November 28, 2004
Mine Blast in China Traps 170 Workers
BEIJING - At least 170 workers were trapped Sunday after an explosion tore through a central Chinese coal mine, sending smoke billowing out from air vents, the government said. Another 123 were rescued.
The blast occurred in the state-owned Chenjiashan coal mine in Shaanxi province at 7:20 a.m., when 293 workers were underground, the official Xinhua News Agency said.The blast was centered around coal pits five miles from the mine entrance, Xinhua said.
Most who managed to escape were working close to the mouth of the mine, it said, and many suffered from carbon monoxide poisoning.
Witnesses said they saw "huge amounts of thick smoke pouring from the mine's ventilation vents," hampering rescue efforts, according to the Web site of the Communist Party's People's Daily newspaper.
Staff at Chenjiashan said communications with the trapped miners had been lost, the report said.
A man who answered the telephone at the government office of Yao County, where the mine is located, confirmed that there had been an accident but refused to provide any more details.
"It's still under investigation," said the man, who refused to give his name.
A woman at the coal mine's main office who only gave her surname, Yu, said 170 workers remained trapped. She said she could not provide any details.
China's mines are the world's most dangerous, with thousands of deaths reported every year due to explosions, fires, cave-ins and flooding often blamed on lax safety rules and lack of required equipment.
The government has vowed to improve conditions and frequently orders mass shutdowns and safety checks after a fatal mine accident.

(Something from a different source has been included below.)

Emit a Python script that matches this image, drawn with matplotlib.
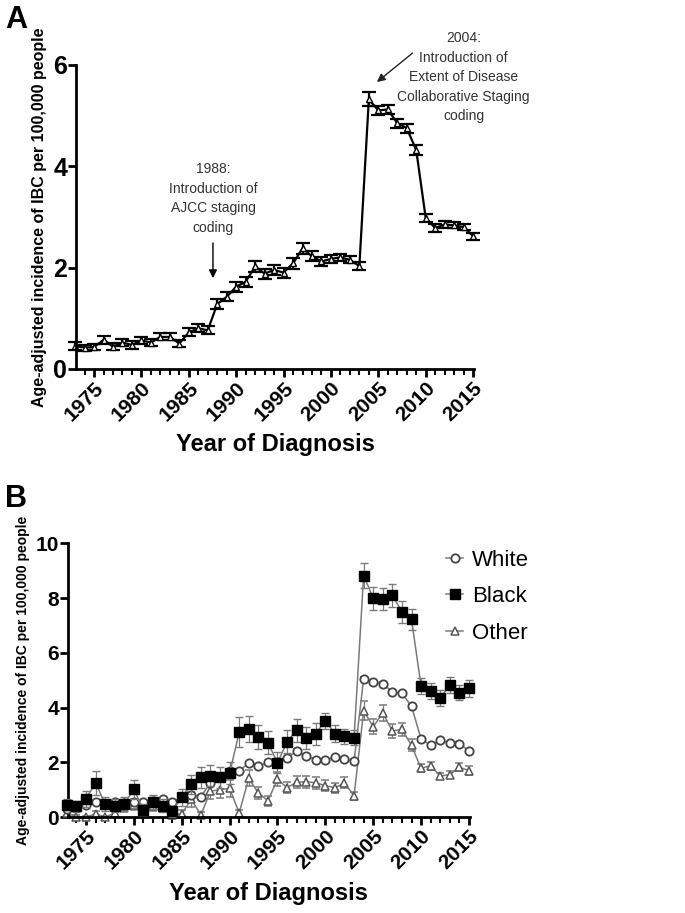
import numpy as np
import matplotlib
matplotlib.use('Agg')
import matplotlib.pyplot as plt
from matplotlib.ticker import MultipleLocator

plt.rcParams['font.family'] = ['Liberation Sans', 'DejaVu Sans']

years = list(range(1973, 2016))

# Panel A: all races
overall = [0.45, 0.42, 0.43, 0.57, 0.44, 0.52, 0.47, 0.56, 0.52, 0.63,
           0.63, 0.50, 0.72, 0.80, 0.76, 1.28, 1.42, 1.62, 1.72, 2.02,
           1.88, 1.95, 1.90, 2.08, 2.38, 2.22, 2.12, 2.17, 2.20, 2.15,
           2.03, 5.32, 5.10, 5.12, 4.85, 4.75, 4.32, 2.98, 2.78, 2.85,
           2.83, 2.80, 2.62]
overall_err = [0.08, 0.06, 0.06, 0.08, 0.07, 0.07, 0.07, 0.07, 0.07, 0.07,
               0.07, 0.07, 0.08, 0.08, 0.08, 0.09, 0.09, 0.10, 0.10, 0.11,
               0.10, 0.10, 0.10, 0.10, 0.11, 0.10, 0.09, 0.08, 0.07, 0.07,
               0.08, 0.14, 0.09, 0.09, 0.09, 0.09, 0.09, 0.08, 0.07, 0.07,
               0.06, 0.06, 0.07]

# Panel B: by race
white = [0.30, 0.38, 0.45, 0.57, 0.48, 0.55, 0.50, 0.55, 0.55, 0.60,
         0.65, 0.55, 0.72, 0.80, 0.75, 1.25, 1.45, 1.70, 1.70, 1.97,
         1.87, 2.00, 2.00, 2.15, 2.42, 2.22, 2.10, 2.08, 2.18, 2.12,
         2.05, 5.05, 4.92, 4.87, 4.58, 4.52, 4.05, 2.85, 2.62, 2.80,
         2.70, 2.68, 2.42]
white_err = [0.06] * len(years)
black = [0.45, 0.40, 0.67, 1.25, 0.48, 0.42, 0.48, 1.02, 0.27, 0.55,
         0.42, 0.22, 0.72, 1.20, 1.45, 1.52, 1.45, 1.60, 3.10, 3.22,
         2.92, 2.72, 1.98, 2.75, 3.17, 2.90, 3.05, 3.52, 3.05, 2.95,
         2.90, 8.82, 8.00, 7.95, 8.10, 7.50, 7.22, 4.78, 4.60, 4.35,
         4.82, 4.55, 4.70]
black_err = [0.20, 0.20, 0.30, 0.45, 0.25, 0.25, 0.25, 0.35, 0.20, 0.25,
             0.25, 0.20, 0.30, 0.35, 0.38, 0.38, 0.38, 0.40, 0.55, 0.48,
             0.45, 0.42, 0.38, 0.42, 0.42, 0.40, 0.40, 0.30, 0.30, 0.28,
             0.28, 0.45, 0.42, 0.40, 0.42, 0.40, 0.38, 0.30, 0.28, 0.28,
             0.30, 0.28, 0.30]
other = [0.15, 0.02, 0.00, 0.12, 0.00, 0.15, 0.40, 0.45, 0.35, 0.40,
         0.35, 0.08, 0.12, 0.65, 0.08, 0.95, 1.00, 1.05, 0.15, 1.42,
         0.88, 0.60, 1.38, 1.08, 1.27, 1.30, 1.25, 1.15, 1.07, 1.25,
         0.78, 3.88, 3.30, 3.80, 3.15, 3.20, 2.62, 1.78, 1.88, 1.50,
         1.55, 1.82, 1.70]
other_err = [0.12, 0.05, 0.05, 0.12, 0.05, 0.15, 0.20, 0.20, 0.18, 0.18,
             0.18, 0.10, 0.15, 0.28, 0.10, 0.30, 0.30, 0.30, 0.12, 0.30,
             0.22, 0.18, 0.25, 0.20, 0.22, 0.22, 0.22, 0.20, 0.18, 0.20,
             0.15, 0.35, 0.28, 0.30, 0.25, 0.25, 0.22, 0.15, 0.15, 0.12,
             0.12, 0.15, 0.15]

ylab = 'Age-adjusted incidence of IBC per 100,000 people'

fig = plt.figure(figsize=(6.85, 9.13), dpi=100)


def style_axis(ax, ymax, ystep, ylabsize, ytick_size, ylab_x):
    ax.spines['top'].set_visible(False)
    ax.spines['right'].set_visible(False)
    ax.spines['left'].set_linewidth(2)
    ax.spines['bottom'].set_linewidth(2)
    ax.set_xlim(1973.1, 2015.1)
    ax.set_ylim(0, ymax)
    ax.xaxis.set_minor_locator(MultipleLocator(1))
    ax.yaxis.set_major_locator(MultipleLocator(ystep))
    ax.set_xticks(range(1975, 2016, 5))
    ax.tick_params(axis='both', which='major', width=2, length=6)
    ax.tick_params(axis='x', which='major', labelsize=15, pad=1)
    ax.tick_params(axis='y', which='major', labelsize=ytick_size, pad=0.5)
    ax.tick_params(axis='x', which='minor', width=1.5, length=4)
    for lab in ax.get_xticklabels():
        lab.set_rotation(45)
        lab.set_ha('right')
        lab.set_rotation_mode('anchor')
        lab.set_fontweight('bold')
    for lab in ax.get_yticklabels():
        lab.set_fontweight('bold')
    ax.set_xlabel('Year of Diagnosis', fontsize=17, fontweight='bold', labelpad=6)
    ax.set_ylabel(ylab, fontsize=ylabsize, fontweight='bold')
    ax.yaxis.set_label_coords(ylab_x, 0.5)


# ---- Panel A ----
axA = fig.add_axes([0.111, 0.596, 0.581, 0.333])
axA.errorbar(years, overall, yerr=overall_err, color='black', lw=1.6,
             marker='^', ms=4, mfc='white', mec='black', capsize=5,
             elinewidth=1.6, capthick=1.6, clip_on=False)
style_axis(axA, 6, 2, 11.5, 18, -0.072)

axA.annotate('1988:\nIntroduction of\nAJCC staging\ncoding', xy=(1987.55, 1.79),
             xytext=(1987.55, 2.65), ha='center', va='bottom', fontsize=10,
             color='#333333', linespacing=1.5,
             arrowprops=dict(arrowstyle='-|>', color='black', lw=1,
                             mutation_scale=12, shrinkA=4, shrinkB=0))
axA.annotate('', xy=(2004.85, 5.66), xytext=(2008.6, 6.23),
             arrowprops=dict(arrowstyle='-|>', color='#222222', lw=1,
                             mutation_scale=12, shrinkA=0, shrinkB=0),
             annotation_clip=False)
axA.text(2014.0, 6.66, '2004:\nIntroduction of\nExtent of Disease\nCollaborative Staging\ncoding',
         ha='center', va='top', fontsize=10, color='#333333', linespacing=1.5)

fig.text(0.008, 0.995, 'A', fontsize=22, fontweight='bold', va='top')

# ---- Panel B ----
axB = fig.add_axes([0.099, 0.105, 0.587, 0.300])
gray = '#7a7a7a'
axB.errorbar(years, white, yerr=white_err, color=gray, lw=1.1, marker='o', ms=6,
             mfc='white', mec='#444444', mew=1.3, capsize=3, elinewidth=0.9,
             ecolor=gray, label='White', clip_on=False, zorder=3)
axB.errorbar(years, black, yerr=black_err, color=gray, lw=1.1, marker='s', ms=7.5,
             mfc='black', mec='black', capsize=3, elinewidth=0.9,
             ecolor=gray, label='Black', clip_on=False, zorder=4)
axB.errorbar(years, other, yerr=other_err, color=gray, lw=1.1, marker='^', ms=6,
             mfc='white', mec='#555555', mew=1.1, capsize=3, elinewidth=0.9,
             ecolor=gray, label='Other', clip_on=False, zorder=2)
style_axis(axB, 10, 2, 10, 15, -0.095)

handles, labels = axB.get_legend_handles_labels()
handles = [h[0] for h in handles]
axB.legend(handles, labels, loc='upper left', bbox_to_anchor=(0.89, 1.05),
           frameon=False, handlelength=0.8, handletextpad=0.4,
           labelspacing=0.7, prop={'size': 16})

fig.text(0.008, 0.47, 'B', fontsize=22, fontweight='bold', va='top')

fig.savefig('out.png', dpi=100)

But despite the crackdown, accidents still happen on a near daily basis. Chinese officials have suggested that a countrywide energy shortage may be pressuring the mining industry to raise coal production.
The worst accident in four years occurred last month, when a massive explosion in the Daping Mine in central Henan province left 148 people dead.
It was sparked after mine operators failed to realize that extending the mine's shaft would greatly increase its gas level.